**To do**
Return, without pictures, the lines from the start of the data through the one that contains "(mai) at (20.17,1.67)".

**Raw data**
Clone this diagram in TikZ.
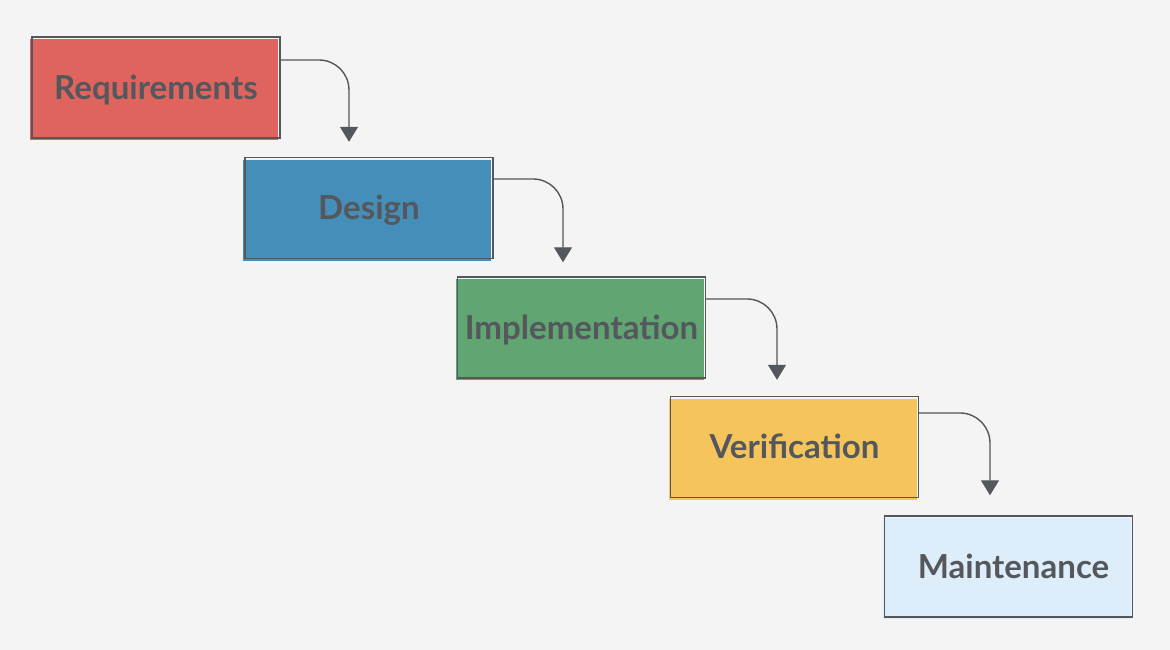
\documentclass[tikz,border=0pt]{standalone}
\usepackage{fontspec}
\setmainfont{Lato}
\usetikzlibrary{arrows.meta,shadows}

\definecolor{bgcol}{HTML}{F4F4F4}
\definecolor{inkcol}{HTML}{54575C}
\definecolor{reqcol}{HTML}{E0645E}
\definecolor{descol}{HTML}{458EBA}
\definecolor{impcol}{HTML}{60A572}
\definecolor{vercol}{HTML}{F5C55C}
\definecolor{maicol}{HTML}{DDEEFA}

\tikzset{
    phase/.style={draw=inkcol, line width=0.8pt, minimum width=4.96cm, minimum height=2.02cm,
        inner sep=0pt, text=inkcol, font=\fontsize{18.8}{22}\selectfont\bfseries,
        text height=0.48cm, text depth=0cm,
        general shadow={fill=#1, shadow xshift=-0.04cm, shadow yshift=-0.05cm}},
    flow/.style={draw=inkcol, line width=0.8pt, rounded corners=0.6cm,
        -{Triangle[width=0.36cm,length=0.3cm]}}
}

\begin{document}
\begin{tikzpicture}

    %% Background
    \fill[bgcol] (0,0) rectangle (23.4,13);
    \useasboundingbox (0,0) rectangle (23.4,13);

    %% Phases
    \node[phase=reqcol] (req) at (3.12,11.25) {Requirements};
    \node[phase=descol] (des) at (7.38,8.84) {Design};
    \node[phase=impcol] (imp) at (11.63,6.45) {Implementation};
    \node[phase=vercol] (ver) at (15.89,4.06) {Verification};
    \node[phase=maicol] (mai) at (20.17,1.67) {\hspace*{0.2cm}Maintenance};

    %% Steps down the waterfall
    \draw[flow] ([yshift=0.55cm]req.east) -| ([xshift=-0.4cm,yshift=0.3cm]des.north);
    \draw[flow] ([yshift=0.58cm]des.east) -| ([xshift=-0.37cm,yshift=0.28cm]imp.north);
    \draw[flow] ([yshift=0.57cm]imp.east) -| ([xshift=-0.35cm,yshift=0.32cm]ver.north);
    \draw[flow] ([yshift=0.68cm]ver.east) -| ([xshift=-0.37cm,yshift=0.4cm]mai.north);

\end{tikzpicture}
\end{document}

**Answer for this exercise**
Clone this diagram in TikZ.
\documentclass[tikz,border=0pt]{standalone}
\usepackage{fontspec}
\setmainfont{Lato}
\usetikzlibrary{arrows.meta,shadows}

\definecolor{bgcol}{HTML}{F4F4F4}
\definecolor{inkcol}{HTML}{54575C}
\definecolor{reqcol}{HTML}{E0645E}
\definecolor{descol}{HTML}{458EBA}
\definecolor{impcol}{HTML}{60A572}
\definecolor{vercol}{HTML}{F5C55C}
\definecolor{maicol}{HTML}{DDEEFA}

\tikzset{
    phase/.style={draw=inkcol, line width=0.8pt, minimum width=4.96cm, minimum height=2.02cm,
        inner sep=0pt, text=inkcol, font=\fontsize{18.8}{22}\selectfont\bfseries,
        text height=0.48cm, text depth=0cm,
        general shadow={fill=#1, shadow xshift=-0.04cm, shadow yshift=-0.05cm}},
    flow/.style={draw=inkcol, line width=0.8pt, rounded corners=0.6cm,
        -{Triangle[width=0.36cm,length=0.3cm]}}
}

\begin{document}
\begin{tikzpicture}

    %% Background
    \fill[bgcol] (0,0) rectangle (23.4,13);
    \useasboundingbox (0,0) rectangle (23.4,13);

    %% Phases
    \node[phase=reqcol] (req) at (3.12,11.25) {Requirements};
    \node[phase=descol] (des) at (7.38,8.84) {Design};
    \node[phase=impcol] (imp) at (11.63,6.45) {Implementation};
    \node[phase=vercol] (ver) at (15.89,4.06) {Verification};
    \node[phase=maicol] (mai) at (20.17,1.67) {\hspace*{0.2cm}Maintenance};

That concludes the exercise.